Moderne Bildungsplanung für das Kindesalter erfordert eine ganzheitliche Perspektive, die pädagogische, psychologische, entwicklungsmedizinische, biologische und politische Aspekte integrieren muss.
Im Zentrum aller Planungen muss hierbei das Kindeswohl und eine langfristig umfassend gesunde Entwicklung (WHO-Definition) stehen. Eine in diesem Sinne nachhaltige Bildungsplanung wird auch volkswirtschaftlich effektiver sein als eine renditeorientierte Bildungspolitik, die auf eine kurzfristige Steigerung kognitiver Leistungsfähigkeit ausgelegt ist.
Frühkindliche Bildung für unter Dreijährige ist ein relativ junges Forschungs- und Politikfeld. Besonderes Interesse gilt dabei der Gruppentagesbetreuung. Neue Studien in diesem Segment führen zu drei wesentlichen Erkenntnissen:
- Nur bei hoher Struktur- und Prozessqualität sind leichte Verbesserungen späterer Lernleistungen zu erwarten. Die Betreuungsdauer hat hierauf keinen signifikanten Einfluss.
- Die kumulative Betreuungsdauer ist, unabhängig von Betreuungsqualität, linear mit einer leichten Zunahme expansiven Problemverhaltens verbunden.
- Ein Großteil gruppenbetreuter Kinder zeigt eine erhebliche chronische Stressreaktion (aktivierte HPA-Achse). Je jünger die Kinder sind, desto weniger kann dies durch hohe Betreuungsqualität verhindert werden.
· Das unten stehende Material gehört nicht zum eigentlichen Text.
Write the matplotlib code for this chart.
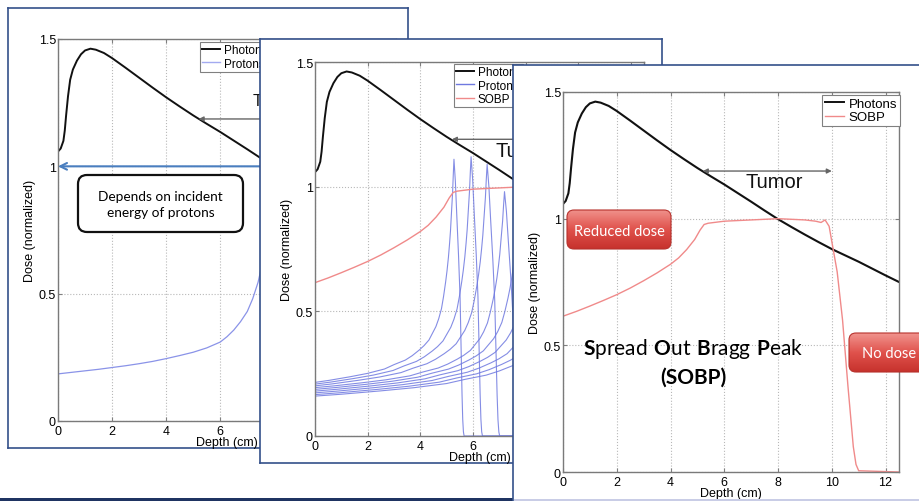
import numpy as np
import matplotlib
matplotlib.use("Agg")
import matplotlib.pyplot as plt
from matplotlib.patches import FancyBboxPatch, Rectangle
from matplotlib.transforms import IdentityTransform
from matplotlib.colors import LinearSegmentedColormap

plt.rcParams['font.family'] = 'Liberation Sans'
plt.rcParams['mathtext.fontset'] = 'custom'
plt.rcParams['mathtext.rm'] = 'Lato'
plt.rcParams['mathtext.bf'] = 'Lato:bold'

W, H = 920, 502

# depth-dose curves (depth in cm, dose normalized)
photon_depth = [0, 0.1, 0.2, 0.25, 0.3, 0.37, 0.45, 0.55, 0.7, 0.85, 1.0, 1.2, 1.4, 1.7,
                2, 2.5, 3, 3.5, 4, 4.5, 5, 5.5, 6, 6.5, 7, 7.5, 8, 8.5, 9, 9.5, 10,
                10.5, 11, 11.5, 12, 12.5]
photon_dose = [1.058, 1.07, 1.1, 1.14, 1.2, 1.275, 1.34, 1.38, 1.415, 1.44, 1.455, 1.462,
               1.458, 1.445, 1.425, 1.387, 1.348, 1.309, 1.271, 1.235, 1.2, 1.167, 1.135,
               1.101, 1.067, 1.032, 0.998, 0.967, 0.937, 0.908, 0.88, 0.855, 0.83, 0.803,
               0.776, 0.75]

proton_depth = [0, 0.5, 1, 1.5, 2, 2.5, 3, 3.5, 4, 4.5, 5, 5.5, 6, 6.25, 6.5, 6.75, 7.0,
                7.2, 7.4, 7.6, 7.8, 8.0]
proton_dose = [0.185, 0.191, 0.197, 0.203, 0.21, 0.217, 0.225, 0.234, 0.245, 0.257, 0.27,
               0.287, 0.31, 0.331, 0.357, 0.39, 0.43, 0.48, 0.545, 0.64, 0.78, 1.0]

sobp_depth = [0, 0.5, 1, 1.5, 2, 2.5, 3, 3.5, 4, 4.3, 4.6, 4.9, 5.1, 5.25, 5.4, 6, 7, 8,
              9, 9.4, 9.6, 9.75, 9.9, 10.05, 10.2, 10.4, 10.6, 10.8, 10.9, 11.0, 12.5]
sobp_dose = [0.615, 0.634, 0.655, 0.677, 0.70, 0.726, 0.755, 0.786, 0.82, 0.845, 0.878,
             0.918, 0.955, 0.977, 0.982, 0.99, 0.995, 1.0, 0.995, 0.99, 0.985, 0.995, 0.97,
             0.88, 0.79, 0.60, 0.34, 0.10, 0.03, 0.005, 0.0]

# pristine Bragg peak shape (depth as fraction of peak depth)
bragg_u = [0, 0.1, 0.25, 0.375, 0.5, 0.57, 0.65, 0.7, 0.75, 0.785, 0.82, 0.845, 0.87,
           0.89, 0.91, 0.925, 0.94, 0.95, 0.96, 0.968, 0.975, 0.982, 0.99, 0.995, 1.0]
bragg_rise = [0, 0.009, 0.025, 0.04, 0.06, 0.08, 0.10, 0.12, 0.145, 0.165, 0.19, 0.22,
              0.25, 0.285, 0.33, 0.385, 0.45, 0.5, 0.56, 0.62, 0.68, 0.76, 0.85, 0.93, 1.0]
fall_u = [1.01, 1.02, 1.033, 1.044, 1.052, 1.058, 1.063, 1.068, 1.073]
fall_frac = [0.92, 0.8, 0.65, 0.5, 0.3, 0.15, 0.06, 0.015, 0.0]

peak_depths = [5.28, 5.93, 6.54, 7.2, 7.8, 8.35, 8.9, 9.45, 10.0]
peak_heights = [1.11, 1.12, 1.09, 0.98, 1.0, 1.0, 1.0, 1.0, 1.0]
entrance_doses = [0.215, 0.208, 0.201, 0.194, 0.187, 0.180, 0.173, 0.166, 0.16]

FRAME = '#34508a'
BLACK = '#111111'
BLUE = '#6f79e0'
RED = '#f08a8a'

fig = plt.figure(figsize=(W / 100, H / 100), dpi=100)
fig.patch.set_facecolor('white')


def px_axes(x0, y0, x1, y1, z):
    return fig.add_axes([x0 / W, 1 - y1 / H, (x1 - x0) / W, (y1 - y0) / H], zorder=z)


def frame(x0, y0, x1, y1, z):
    fa = px_axes(x0, y0, x1, y1, z)
    fa.set_xticks([])
    fa.set_yticks([])
    fa.set_facecolor('white')
    for s in fa.spines.values():
        s.set_color(FRAME)
        s.set_linewidth(1.2)
    return fa


def dose_axes(x0, y0, x1, y1, z, fs):
    ax = px_axes(x0, y0, x1, y1, z)
    ax.set_facecolor('white')
    ax.set_xlim(0, 12.5)
    ax.set_ylim(0, 1.5)
    ax.set_xticks(range(0, 13, 2))
    ax.set_yticks([0, 0.5, 1, 1.5])
    ax.set_yticklabels(['0', '0.5', '1', '1.5'])
    ax.grid(True, ls=':', color='#b8b8b8', lw=0.8)
    ax.tick_params(direction='in', top=True, right=True, length=3, color='#808080',
                   labelsize=fs, width=0.8)
    ax.tick_params(axis='y', pad=1.5)
    ax.tick_params(axis='x', pad=3)
    for s in ax.spines.values():
        s.set_color('#7a7a7a')
        s.set_linewidth(1.0)
    ax.set_xlabel('Depth (cm)', fontsize=fs)
    ax.xaxis.set_label_coords(0.5, -15 / (y1 - y0))
    ax.set_ylabel('Dose (normalized)', fontsize=fs)
    ax.yaxis.set_label_coords(-22 / (x1 - x0), 0.5)
    return ax


def legend(ax, handles, labels, x, y, x0, y0, x1, y1, fs):
    lg = ax.legend(handles, labels, loc='upper left', fontsize=fs,
                   bbox_to_anchor=((x - x0) / (x1 - x0), 1 - (y - y0) / (y1 - y0)),
                   borderaxespad=0, fancybox=False, framealpha=1, edgecolor='#808080',
                   borderpad=0.2, labelspacing=0.1, handlelength=1.5, handletextpad=0.3)
    lg.get_frame().set_linewidth(0.8)
    lg.set_zorder(10)


def tumor(ax, y, tx, ty, fs):
    ax.annotate('', xy=(5.2, y), xytext=(10.0, y),
                arrowprops=dict(arrowstyle='<|-|>', color='#666666', lw=1,
                                mutation_scale=7, shrinkA=0, shrinkB=0))
    ax.text(tx, ty, 'Tumor', fontsize=fs, ha='left', va='center', color=BLACK)


def pix_box(x0, y0, x1, y1, r, **kw):
    return FancyBboxPatch((x0, H - y1), x1 - x0, y1 - y0,
                          boxstyle='round,pad=0,rounding_size=%g' % r,
                          transform=IdentityTransform(), **kw)


def red_box(x0, y0, x1, y1, label, z):
    bax = px_axes(x0 - 2, y0 - 2, x1 + 2, y1 + 2, z)
    bax.set_axis_off()
    grad = LinearSegmentedColormap.from_list('g', ['#f29a94', '#e0524c', '#c42f2a'])
    im = bax.imshow(np.linspace(0, 1, 64).reshape(-1, 1), cmap=grad, aspect='auto',
                    extent=[0, 1, 1, 0])
    clip = pix_box(x0, y0, x1, y1, 7)
    im.set_clip_path(clip)
    fig.add_artist(pix_box(x0, y0, x1, y1, 7, facecolor='none', edgecolor='#b7312c',
                           lw=0.8, zorder=z + 1))
    fig.text((x0 + x1) / 2 / W, 1 - ((y0 + y1) / 2 + 1) / H, label, color='white',
             fontsize=10.5, family='Lato', ha='center', va='center', zorder=z + 2)


# ---------- panel 1: single pristine peak ----------
frame(8, 9, 408, 449, 1)
p1 = (58, 40, 396, 422)
ax1 = dose_axes(*p1, 2, 9)
ax1.plot(photon_depth, photon_dose, color=BLACK, lw=1.4)
ax1.plot(proton_depth, proton_dose, color='#8a93e8', lw=0.9)
tumor(ax1, 1.186, 7.21, 1.257, 11.5)
ax1.annotate('', xy=(0, 1), xytext=(9, 1), annotation_clip=False,
             arrowprops=dict(arrowstyle='->', color='#4a7ebf', lw=1.5,
                             mutation_scale=12, shrinkA=0, shrinkB=0))
legend(ax1, [plt.Line2D([], [], color=BLACK, lw=1.4), plt.Line2D([], [], color='#a3aaf0', lw=1)],
       ['Photons', 'Protons'], 200, 43, *p1, 8.5)
fig.add_artist(pix_box(78, 176, 243, 233, 9, facecolor='white', edgecolor=BLACK,
                       lw=1.6, zorder=3))
fig.text(160.5 / W, 1 - 205 / H, 'Depends on incident\nenergy of protons', family='Lato',
         fontsize=9.8, ha='center', va='center', linespacing=1.35, zorder=3.1)

# ---------- panel 2: pristine peaks building the SOBP ----------
frame(260, 40, 662, 464, 4)
p2 = (315, 63, 644, 437)
ax2 = dose_axes(*p2, 5, 9)
ax2.plot(photon_depth, photon_dose, color=BLACK, lw=1.4)
for p, h, e in zip(peak_depths, peak_heights, entrance_doses):
    xs = [u * p for u in bragg_u] + [u * p for u in fall_u] + [12.5]
    ys = [e + (h - e) * s for s in bragg_rise] + [h * f for f in fall_frac] + [0]
    ax2.plot(xs, ys, color=BLUE, lw=0.8, alpha=0.85)
ax2.plot(sobp_depth, sobp_dose, color=RED, lw=1)
tumor(ax2, 1.19, 6.84, 1.147, 14.5)
legend(ax2, [plt.Line2D([], [], color=BLACK, lw=1.4), plt.Line2D([], [], color=BLUE, lw=1),
             plt.Line2D([], [], color=RED, lw=1)],
       ['Photons', 'Protons', 'SOBP'], 454, 65, *p2, 8.5)

# ---------- panel 3: photons vs SOBP ----------
frame(513, 66, 935, 515, 7)
p3 = (563, 93, 899, 473)
ax3 = dose_axes(*p3, 8, 9)
ax3.plot(photon_depth, photon_dose, color=BLACK, lw=1.5)
ax3.plot(sobp_depth, sobp_dose, color=RED, lw=1)
tumor(ax3, 1.188, 6.8, 1.145, 14.5)
legend(ax3, [plt.Line2D([], [], color=BLACK, lw=1.4), plt.Line2D([], [], color=RED, lw=1)],
       ['Photons', 'SOBP'], 822, 96, *p3, 9.5)

fig.text(693 / W, 1 - 349 / H,
         r'$\mathbf{S}\mathrm{pread}\ \mathbf{O}\mathrm{ut}\ \mathbf{B}\mathrm{ragg}\ \mathbf{P}\mathrm{eak}$',
         fontsize=15, ha='center', va='center', zorder=9)
fig.text(693 / W, 1 - 378 / H, '(SOBP)', family='Lato', fontweight='bold', fontsize=15,
         ha='center', va='center', zorder=9)
red_box(567, 211, 671, 250, 'Reduced dose', 10)
red_box(849, 334, 930, 373, 'No dose', 10)

# slide footer band
fig.add_artist(Rectangle((0, 0), 513 / W, 3.5 / H, transform=fig.transFigure,
                         facecolor='#1f3462', edgecolor='none', zorder=0.5))
fig.add_artist(Rectangle((514 / W, 0), 1, 2.5 / H, transform=fig.transFigure,
                         facecolor='#c9cde6', edgecolor='none', zorder=9))

fig.savefig('out.png', dpi=100)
Chronische Aktivierung der HPA-Achse signalisiert eine anhaltende Überforderungssituation und ist mit kurz- und langfristig negativen Folgen für somatische und psychische Gesundheit verbunden.
Aus der Zusammenschau der großen entwicklungspsychologischen Studien, pädiatrischer Studien und der neuesten Studien zu Psychobiologie/ Neuroendokrinologie und Epigenetik wurden daher nach dem Bielefelder Pädiatriekongress 2011 folgende evidenzbasierte Empfehlungen abgeleitet:
Bielefelder Empfehlungen
Gruppentagesbetreuung für unter Dreijährige muss hohe Qualitätsanforderungen erfüllen. Für Standards wird auf das Positionspapier der Deutschen Gesellschaft für Sozialpädiatrie und Jugendmedizin verwiesen (www.dgspj.de).
Folgende Alters- und Mengenbegrenzungen werden empfohlen:
- Keine Gruppentagesbetreuung bei unter Zweijährigen.
- Zwischen dem zweiten und dritten Geburtstag maximal halbtägige Gruppentagesbetreuung (bis 20 Std./Woche).
- Ab drei Jahren bis zu ganztägige Gruppentagesbetreuung möglich, je nach individueller Disposition.
Elterliche Betreuung sollte insbesondere in den ersten drei Lebensjahren gezielt unterstützt und gefördert werden.